Standardization in next-generation sequencing - Issues and approaches of establishing standards in a highly dynamic environment
- Published
- Accepted
- Subject Areas
- Bioinformatics, Biotechnology, Genomics, Molecular Biology
- Keywords
- Next-Generation Sequencing, Quality Management, Quality Assurance, Data Quality, Standardization, Standard, Validation, Guideline
- Copyright
- © 2017 Endrullat
- Licence
- This is an open access article distributed under the terms of the Creative Commons Attribution License, which permits unrestricted use, distribution, reproduction and adaptation in any medium and for any purpose provided that it is properly attributed. For attribution, the original author(s), title, publication source (PeerJ Preprints) and either DOI or URL of the article must be cited.
- Cite this article
- 2017. Standardization in next-generation sequencing - Issues and approaches of establishing standards in a highly dynamic environment. PeerJ Preprints 5:e2771v1 https://doi.org/10.7287/peerj.preprints.2771v1
Abstract
Introduction
2nd generation sequencing or better known as next-generation sequencing (NGS) represents a cutting-edge technology in life sciences and current foundation for unravelling nucleotide sequences. Since advent of first platforms in 2005 the number of different types of NGS platforms increased in the last 10 years in the same manner as the variety of possible applications.
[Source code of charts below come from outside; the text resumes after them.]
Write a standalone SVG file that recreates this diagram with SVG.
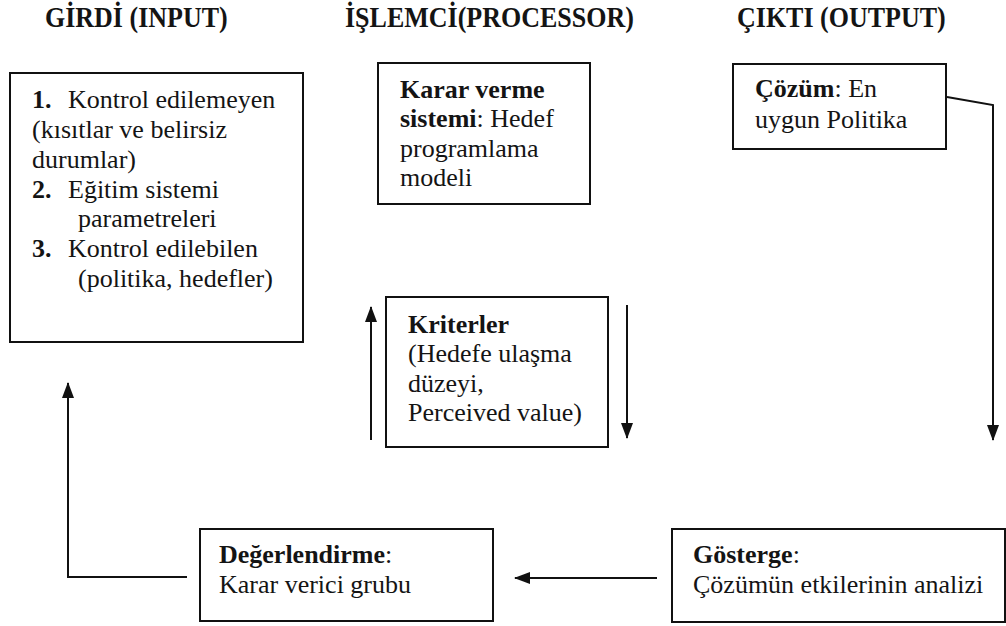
<svg xmlns="http://www.w3.org/2000/svg" width="1006" height="626" viewBox="0 0 1006 626">
<style>
text { font-family: 'Liberation Serif', 'DejaVu Serif', serif; font-size: 26px; fill: #141414; }
.title { font-weight: bold; font-size: 26px; }
.b { font-weight: bold; }
.box { fill: #ffffff; stroke: #111111; stroke-width: 2; }
.conn { fill: none; stroke: #111111; stroke-width: 2; }
</style>
<defs>
<marker id="arrow" markerWidth="16" markerHeight="12" refX="15" refY="6" orient="auto" markerUnits="userSpaceOnUse">
<path d="M0,0 L16,6 L0,12 Z" fill="#111111"/>
</marker>
</defs>
<rect width="1006" height="626" fill="#ffffff"/>

<g id="titles">
<text class="title" transform="translate(45,27) scale(1,1.12)">GİRDİ (INPUT)</text>
<text class="title" transform="translate(345,27) scale(1,1.12)">İŞLEMCİ(PROCESSOR)</text>
<text class="title" transform="translate(737,27) scale(1,1.12)">ÇIKTI (OUTPUT)</text>
</g>

<g id="input">
<rect class="box" x="10" y="73" width="293" height="269"/>
<text x="32" y="108"><tspan class="b">1.</tspan></text>
<text x="68" y="108">Kontrol edilemeyen</text>
<text x="32" y="138">(kısıtlar ve belirsiz</text>
<text x="32" y="168">durumlar)</text>
<text x="32" y="198"><tspan class="b">2.</tspan></text>
<text x="68" y="198">Eğitim sistemi</text>
<text x="78" y="227">parametreleri</text>
<text x="32" y="257"><tspan class="b">3.</tspan></text>
<text x="68" y="257">Kontrol edilebilen</text>
<text x="78" y="287">(politika, hedefler)</text>
</g>

<g id="processor">
<rect class="box" x="378" y="63" width="212" height="141"/>
<text x="400" y="98"><tspan class="b">Karar verme</tspan></text>
<text x="400" y="127"><tspan class="b">sistemi</tspan>: Hedef</text>
<text x="400" y="157">programlama</text>
<text x="400" y="186">modeli</text>
</g>

<g id="output">
<rect class="box" x="733" y="64" width="213" height="85"/>
<text x="755" y="97"><tspan class="b">Çözüm</tspan>: En</text>
<text x="755" y="128">uygun Politika</text>
</g>

<g id="criteria">
<rect class="box" x="386" y="297" width="222" height="150"/>
<text x="408" y="333"><tspan class="b">Kriterler</tspan></text>
<text x="408" y="362">(Hedefe ulaşma</text>
<text x="408" y="392">düzeyi,</text>
<text x="408" y="421">Perceived value)</text>
</g>

<g id="evaluation">
<rect class="box" x="200" y="529" width="293" height="92"/>
<text x="219" y="563"><tspan class="b">Değerlendirme</tspan>:</text>
<text x="219" y="593">Karar verici grubu</text>
</g>

<g id="indicator">
<rect class="box" x="672" y="529" width="333" height="93"/>
<text x="693" y="563"><tspan class="b">Gösterge</tspan>:</text>
<text x="693" y="593">Çözümün etkilerinin analizi</text>
</g>

<g id="connectors">
<polyline class="conn" points="947,97 993,105 993,440" marker-end="url(#arrow)"/>
<line class="conn" x1="371" y1="440" x2="371" y2="307" marker-end="url(#arrow)"/>
<line class="conn" x1="627" y1="305" x2="627" y2="438" marker-end="url(#arrow)"/>
<line class="conn" x1="657" y1="578" x2="515" y2="578" marker-end="url(#arrow)"/>
<polyline class="conn" points="187,577 68,577 68,383" marker-end="url(#arrow)"/>
</g>
</svg>
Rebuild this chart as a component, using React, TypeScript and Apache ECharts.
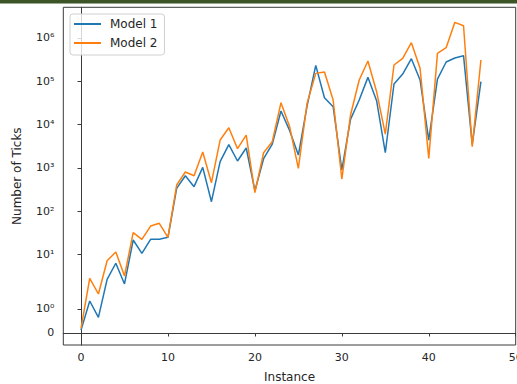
import React, { useEffect, useRef } from "react";
import * as echarts from "echarts";

const model1 = [
  0.12, 1.33, 0.65, 2.68, 6.3, 2.1, 21.7, 10.7, 22.5, 22.5,
  25, 337, 661, 369, 1030, 166, 1393, 3436, 1445, 2884,
  298, 1633, 3550, 20560, 7240, 1985, 26800, 232800, 41700, 25900,
  895, 13200, 36900, 123000, 35500, 2240, 86300, 147000, 332000, 107000,
  4400, 112000, 278000, 344000, 389000, 3500, 98000,
];
const model2 = [
  0.19, 2.83, 1.62, 7.2, 11.5, 3.2, 32, 22.4, 45.5, 52.6,
  25, 403, 804, 661, 2328, 456, 4400, 8470, 2780, 5740,
  268, 2240, 4030, 32000, 8900, 977, 30900, 152000, 163000, 36900,
  554, 16600, 107000, 293000, 57400, 6050, 237000, 337000, 776000, 199000,
  1660, 440000, 596000, 2290000, 1910000, 3090, 309000,
];
const yTickValues = [0, 1, 10, 100, 1000, 10000, 100000, 1000000];
const yTickLabels = ["0", "10⁰", "10¹", "10²", "10³", "10⁴", "10⁵", "10⁶"];
const xTickValues = [0, 10, 20, 30, 40, 50];
const seriesNames = ["Model 1", "Model 2"];

// matplotlib symlog transform (linthresh=2, linscale=1, base 10)
const LINTHRESH = 2;
const LINSCALE = 1 / (1 - 1 / 10);
const symlog = (v: number) =>
  v <= LINTHRESH ? (v * LINSCALE) / LINTHRESH : LINSCALE + Math.log10(v / LINTHRESH);

const yTickPos = yTickValues.map(symlog);

export default function App() {
  const ref = useRef<HTMLDivElement>(null);
  useEffect(() => {
    if (!ref.current) return;
    const chart = echarts.init(ref.current, null, { renderer: "svg" });
    const font = "DejaVu Sans";
    const textColor = "#262626";
    const frame = "#3a3a3a";
    chart.setOption({
      animation: false,
      backgroundColor: "#ffffff",
      textStyle: { fontFamily: font },
      graphic: [
        {
          type: "rect",
          shape: { x: 0, y: 0, width: 517, height: 3.5 },
          style: { fill: "#3b5526" },
          z: 100,
        },
      ],
      grid: {
        left: 63.3,
        right: 1.3,
        top: 7.3,
        bottom: 39,
        containLabel: false,
        outerBoundsMode: "none",
        show: true,
        borderColor: frame,
        borderWidth: 1,
        backgroundColor: "transparent",
      },
      legend: {
        left: 70,
        top: 14,
        orient: "vertical",
        data: seriesNames,
        icon: "rect",
        itemWidth: 27,
        itemHeight: 2,
        itemGap: 5,
        backgroundColor: "rgba(255,255,255,0.8)",
        borderColor: "#d0d0d0",
        borderWidth: 1,
        borderRadius: 3,
        padding: [3, 7, 5, 4],
        textStyle: {
          fontFamily: font,
          fontSize: 12,
          color: textColor,
          lineHeight: 14,
          padding: [0, 0, 0, 4],
        },
      },
      xAxis: {
        type: "value",
        min: -2.04,
        max: 50,
        name: "Instance",
        nameLocation: "middle",
        nameGap: 26,
        nameTextStyle: { fontFamily: font, fontSize: 12, color: textColor },
        axisLine: { show: true, lineStyle: { color: frame, width: 1 } },
        axisTick: {
          show: true,
          length: 3.5,
          inside: false,
          customValues: xTickValues,
          lineStyle: { color: frame },
        },
        axisLabel: {
          customValues: xTickValues,
          fontFamily: font,
          fontSize: 11,
          color: textColor,
          margin: 7,
        },
        splitLine: { show: false },
      },
      yAxis: {
        type: "value",
        min: -0.277,
        max: 7.517,
        name: "Number of Ticks",
        nameLocation: "middle",
        nameGap: 40,
        nameTextStyle: { fontFamily: font, fontSize: 12, color: textColor },
        axisLine: { show: true, lineStyle: { color: frame, width: 1 } },
        axisTick: {
          show: true,
          length: 3.5,
          inside: false,
          customValues: yTickPos,
          lineStyle: { color: frame },
        },
        axisLabel: {
          customValues: yTickPos,
          fontFamily: font,
          fontSize: 11,
          color: textColor,
          margin: 9,
          formatter: (val: number) => {
            const i = yTickPos.findIndex((p) => Math.abs(p - val) < 1e-6);
            return i >= 0 ? yTickLabels[i] : "";
          },
        },
        splitLine: { show: false },
      },
      series: [
        {
          name: seriesNames[0],
          type: "line",
          data: model1.map((v, i) => [i, symlog(v)]),
          symbol: "none",
          lineStyle: { color: "#1f77b4", width: 1.5 },
          itemStyle: { color: "#1f77b4" },
        },
        {
          name: seriesNames[1],
          type: "line",
          data: model2.map((v, i) => [i, symlog(v)]),
          symbol: "none",
          lineStyle: { color: "#ff7f0e", width: 1.5 },
          itemStyle: { color: "#ff7f0e" },
        },
      ],
    });
    return () => chart.dispose();
  }, []);
  return (
    <div
      ref={ref}
      style={{ position: "absolute", left: 0, top: 0, width: 517, height: 384 }}
    />
  );
}
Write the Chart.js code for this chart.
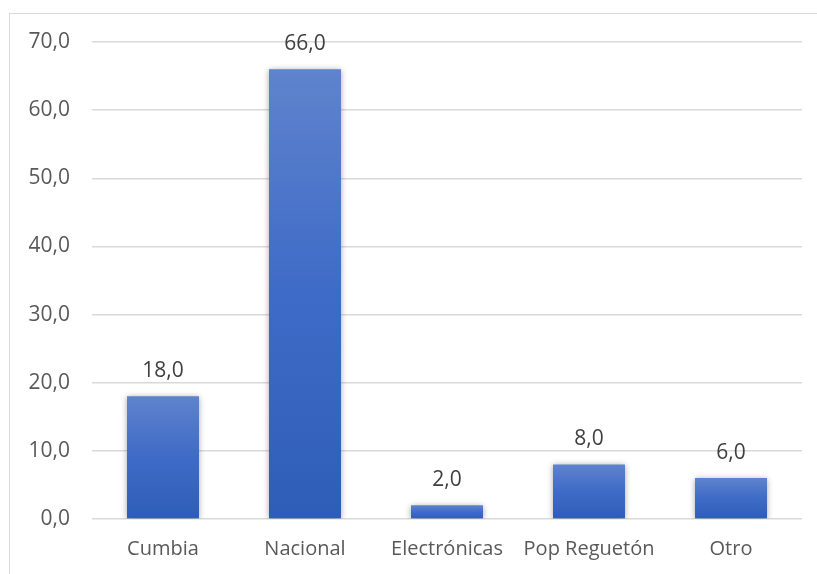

Higher throughput, lower cost and better quality of data were the incentive for a range of enterprises developing new NGS devices, whereas economic issues and competitive pressure, based on expensive workflows of obsolete systems and decreasing cost of market leader platforms, resulted simultaneously in accelerated vanishing of several companies. Due to the fast development, NGS is currently characterized by a lack of standard operating procedures, quality management/quality assurance specifications, proficiency testing systems and even less approved standards along with high cost and uncertainty of data quality. On the one hand, appropriate standardization approaches were already performed by different initiatives and projects in the format of accreditation checklists, technical notes and guidelines for validation of NGS workflows. On the other hand, these approaches are exclusively located in the US due to origins of NGS overseas, therefore there exists an obvious lack of European-based standardization initiatives. An additional problem represents the validity of promising standards across different NGS applications. Due to highest demands and regulations in specific areas like clinical diagnostics, the same standards, which will be established there, will not be applicable or reasonable in other applications. These points emphasize the importance of standardization in NGS mainly addressing the laboratory workflows, which are the prerequisite and foundation for sufficient quality of downstream results.
Methods
This work was based on a platform-dependent and -independent systematic literature review as well as personal communications with i.a. Illumina, Inc., ISO/TC 276 as well as DIN NA 057-06-02 AA 'Biotechnology'.
Results
Prior formulation of specific standard proposals and collection of current de facto standards, the problems of standardization in NGS itself were identified and interpreted. Therefore, a variety of different standardization approaches and projects from organizations, societies and companies were reviewed.
Conclusions
There is already a distinct number of NGS standardization efforts present; however, the majority of approaches target the standardization of the bioinformatics processing pipeline in the context of “Big Data”. Therefore, an essential prerequisite is the simplification and standardization of wet laboratory workflows, because respective steps are directly affecting the final data quality and thus there exists the demand to formulate experimental procedures to ensure a sufficient final data output quality.
Author Comment
This abstract was accepted for the CHARME / EMBnet / NETTAB 2016 Workshop. This abstract was truncated in order to fit the maximum number of characters required by PeerJ Preprints.